• Required work: Drop every picture. Then return, exactly, the lines from the beginning of the listing below through the one containing "const yTicks = [0, 500, 1000, 1500, 2000, 2500, 3000];".

• Source data:

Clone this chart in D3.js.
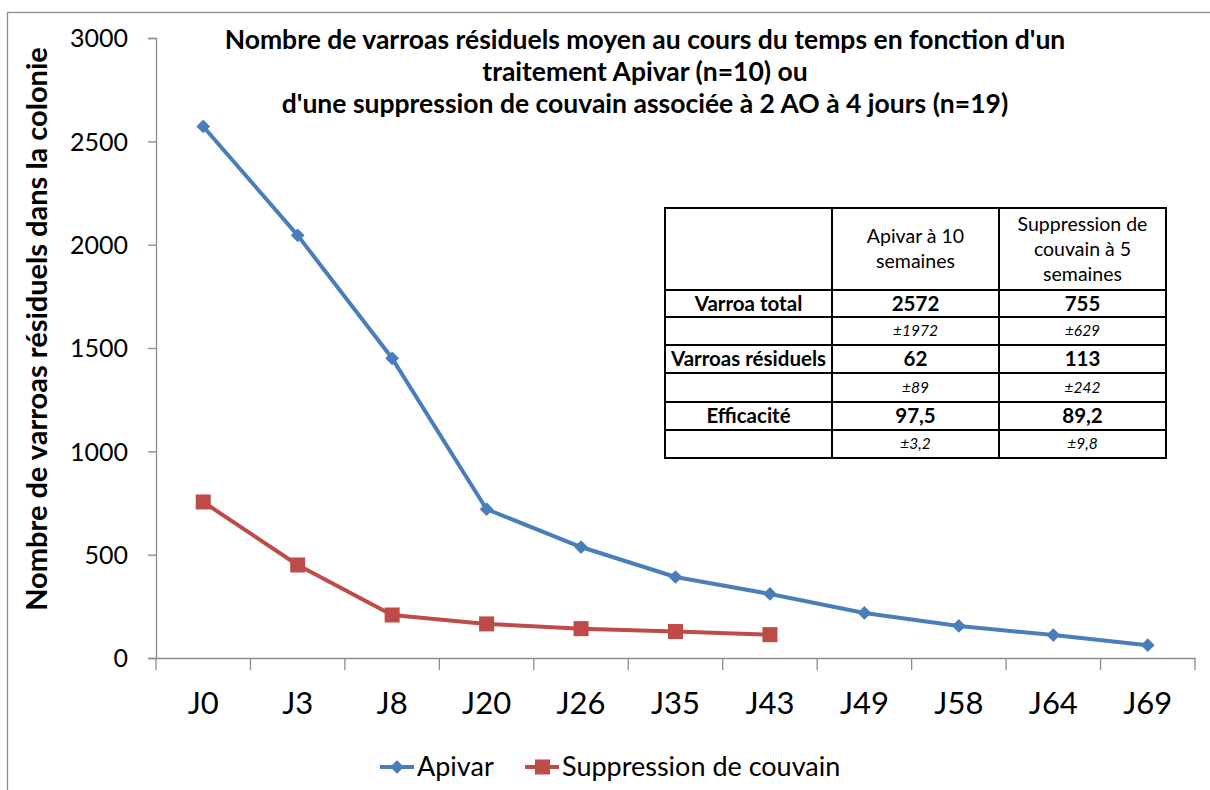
<!DOCTYPE html>
<html>
<head>
<meta charset="utf-8">
<script src="https://d3js.org/d3.v7.min.js"></script>
<style>
    body { margin: 0; background: #ffffff; }
    text { font-family: Lato, "Open Sans", sans-serif; fill: #000000; }
    .chart-title { font-size: 26.5px; font-weight: bold; }
    .axis-title { font-size: 29px; font-weight: bold; }
    .y-axis text { font-size: 25px; }
    .x-axis text { font-size: 31px; }
    .axis path, .axis line { stroke: #8c8c8c; stroke-width: 1.3px; }
    .legend text { font-size: 27px; }
    .tbl text { font-size: 19.5px; }
</style>
</head>
<body>
<div id="container"></div>
<script>
    // data
    const days = ["J0", "J3", "J8", "J20", "J26", "J35", "J43", "J49", "J58", "J64", "J69"];
    const apivar = [2572, 2045, 1450, 720, 537, 392, 310, 218, 155, 111, 62];
    const suppression = [755, 450, 208, 165, 142, 128, 113];
    const yTicks = [0, 500, 1000, 1500, 2000, 2500, 3000];

    const titleLines = [
        "Nombre de varroas résiduels moyen au cours du temps en fonction d'un",
        "traitement Apivar (n=10) ou",
        "d'une suppression de couvain associée à 2 AO à 4 jours (n=19)"
    ];

    // summary table
    const tableHeader = ["", "Apivar à 10|semaines", "Suppression de|couvain à 5|semaines"];
    const tableRows = [
        ["Varroa total", "2572", "755"],
        ["", "±1972", "±629"],
        ["Varroas résiduels", "62", "113"],
        ["", "±89", "±242"],
        ["Efficacité", "97,5", "89,2"],
        ["", "±3,2", "±9,8"]
    ];

    const W = 1210, H = 790;
    const margin = {top: 38, right: 15, bottom: 132, left: 156};
    const width = W - margin.left - margin.right;
    const height = H - margin.top - margin.bottom;

    const svg = d3.select("#container")
        .append("svg")
        .attr("width", W)
        .attr("height", H);

    // outer frame (only top and left edges are visible)
    svg.append("rect")
        .attr("x", 7.5).attr("y", 12.5)
        .attr("width", W + 10).attr("height", H + 10)
        .attr("fill", "none")
        .attr("stroke", "#8c8c8c")
        .attr("stroke-width", 1.3);

    const g = svg.append("g")
        .attr("transform", "translate(" + margin.left + "," + margin.top + ")");

    const x = d3.scaleBand()
        .domain(days)
        .range([0, width]);

    const y = d3.scaleLinear()
        .domain([0, 3000])
        .range([height, 0]);

    // y axis
    const yAxis = g.append("g")
        .attr("class", "axis y-axis")
        .call(d3.axisLeft(y).tickValues(yTicks).tickFormat(d3.format("d")).tickSize(8).tickPadding(20));
    yAxis.selectAll("text").attr("dy", "0.35em");

    // x axis with ticks at band edges
    const xAxis = g.append("g")
        .attr("class", "axis x-axis")
        .attr("transform", "translate(0," + height + ")")
        .call(d3.axisBottom(x).tickSize(0).tickPadding(34));
    xAxis.selectAll(".tick line").remove();
    xAxis.selectAll(".edge")
        .data(d3.range(days.length + 1))
        .enter()
        .append("line")
        .attr("class", "edge")
        .attr("x1", i => i * x.step())
        .attr("x2", i => i * x.step())
        .attr("y1", 0)
        .attr("y2", 12);
    xAxis.selectAll(".tick text").attr("dy", "0.71em");

    const px = (d, i) => x(days[i]) + x.bandwidth() / 2;

    const line = d3.line()
        .x(px)
        .y(d => y(d));

    // Apivar series
    g.append("path")
        .datum(apivar)
        .attr("fill", "none")
        .attr("stroke", "#4a7ebb")
        .attr("stroke-width", 4)
        .attr("stroke-linejoin", "round")
        .attr("d", line);
    g.selectAll(".diamond")
        .data(apivar)
        .enter()
        .append("path")
        .attr("class", "diamond")
        .attr("transform", (d, i) => "translate(" + px(d, i) + "," + y(d) + ")")
        .attr("d", d3.symbol(d3.symbolDiamond2, 120))
        .attr("fill", "#4a7ebb");

    // Suppression series
    g.append("path")
        .datum(suppression)
        .attr("fill", "none")
        .attr("stroke", "#be4b48")
        .attr("stroke-width", 4)
        .attr("stroke-linejoin", "round")
        .attr("d", line);
    g.selectAll(".square")
        .data(suppression)
        .enter()
        .append("rect")
        .attr("class", "square")
        .attr("x", (d, i) => px(d, i) - 7.5)
        .attr("y", d => y(d) - 7.5)
        .attr("width", 15)
        .attr("height", 15)
        .attr("fill", "#be4b48");

    // title
    svg.append("g")
        .selectAll("text")
        .data(titleLines)
        .enter()
        .append("text")
        .attr("class", "chart-title")
        .attr("x", 645)
        .attr("y", (d, i) => 49 + i * 32)
        .attr("text-anchor", "middle")
        .text(d => d);

    // y axis title
    svg.append("text")
        .attr("class", "axis-title")
        .attr("transform", "translate(47,329) rotate(-90)")
        .attr("text-anchor", "middle")
        .text("Nombre de varroas résiduels dans la colonie");

    // table
    const tbl = svg.append("g").attr("class", "tbl");
    const colX = [665, 832, 999, 1166];
    const rowY = [208, 290, 317, 345, 373, 402, 430, 458];

    tbl.append("rect")
        .attr("x", colX[0]).attr("y", rowY[0])
        .attr("width", colX[3] - colX[0]).attr("height", rowY[7] - rowY[0])
        .attr("fill", "#ffffff").attr("stroke", "#000").attr("stroke-width", 2);
    colX.slice(1, 3).forEach(cx => {
        tbl.append("line").attr("x1", cx).attr("x2", cx)
            .attr("y1", rowY[0]).attr("y2", rowY[7])
            .attr("stroke", "#000").attr("stroke-width", 2);
    });
    rowY.slice(1, 7).forEach(ry => {
        tbl.append("line").attr("x1", colX[0]).attr("x2", colX[3])
            .attr("y1", ry).attr("y2", ry)
            .attr("stroke", "#000").attr("stroke-width", 2);
    });

    tableHeader.forEach((h, c) => {
        const lines = h ? h.split("|") : [];
        const cy = (rowY[0] + rowY[1]) / 2;
        lines.forEach((t, k) => {
            tbl.append("text")
                .attr("x", (colX[c] + colX[c + 1]) / 2)
                .attr("y", cy + (k - (lines.length - 1) / 2) * 25)
                .attr("dy", "0.35em")
                .attr("text-anchor", "middle")
                .text(t);
        });
    });

    tableRows.forEach((row, r) => {
        const italic = r % 2 === 1;
        row.forEach((t, c) => {
            tbl.append("text")
                .attr("x", (colX[c] + colX[c + 1]) / 2)
                .attr("y", (rowY[r + 1] + rowY[r + 2]) / 2)
                .attr("dy", "0.35em")
                .attr("text-anchor", "middle")
                .style("font-size", italic ? "15.5px" : "20.5px")
                .style("font-weight", italic ? "normal" : "bold")
                .style("font-style", italic ? "italic" : "normal")
                .text(t);
        });
    });

    // legend
    const legend = svg.append("g").attr("class", "legend");
    const leg = [
        {name: "Apivar", color: "#4a7ebb", x0: 380, marker: "diamond"},
        {name: "Suppression de couvain", color: "#be4b48", x0: 525, marker: "square"}
    ];
    const ly = 767;
    leg.forEach(l => {
        legend.append("line")
            .attr("x1", l.x0).attr("x2", l.x0 + 34)
            .attr("y1", ly).attr("y2", ly)
            .attr("stroke", l.color).attr("stroke-width", 4);
        if (l.marker === "diamond") {
            legend.append("path")
                .attr("transform", "translate(" + (l.x0 + 17) + "," + ly + ")")
                .attr("d", d3.symbol(d3.symbolDiamond2, 120))
                .attr("fill", l.color);
        } else {
            legend.append("rect")
                .attr("x", l.x0 + 10).attr("y", ly - 7.5)
                .attr("width", 15).attr("height", 15)
                .attr("fill", l.color);
        }
        legend.append("text")
            .attr("x", l.x0 + 37)
            .attr("y", ly)
            .attr("dy", "0.35em")
            .text(l.name);
    });
</script>
</body>
</html>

• Written response:
Clone this chart in D3.js.
<!DOCTYPE html>
<html>
<head>
<meta charset="utf-8">
<script src="https://d3js.org/d3.v7.min.js"></script>
<style>
    body { margin: 0; background: #ffffff; }
    text { font-family: Lato, "Open Sans", sans-serif; fill: #000000; }
    .chart-title { font-size: 26.5px; font-weight: bold; }
    .axis-title { font-size: 29px; font-weight: bold; }
    .y-axis text { font-size: 25px; }
    .x-axis text { font-size: 31px; }
    .axis path, .axis line { stroke: #8c8c8c; stroke-width: 1.3px; }
    .legend text { font-size: 27px; }
    .tbl text { font-size: 19.5px; }
</style>
</head>
<body>
<div id="container"></div>
<script>
    // data
    const days = ["J0", "J3", "J8", "J20", "J26", "J35", "J43", "J49", "J58", "J64", "J69"];
    const apivar = [2572, 2045, 1450, 720, 537, 392, 310, 218, 155, 111, 62];
    const suppression = [755, 450, 208, 165, 142, 128, 113];
    const yTicks = [0, 500, 1000, 1500, 2000, 2500, 3000];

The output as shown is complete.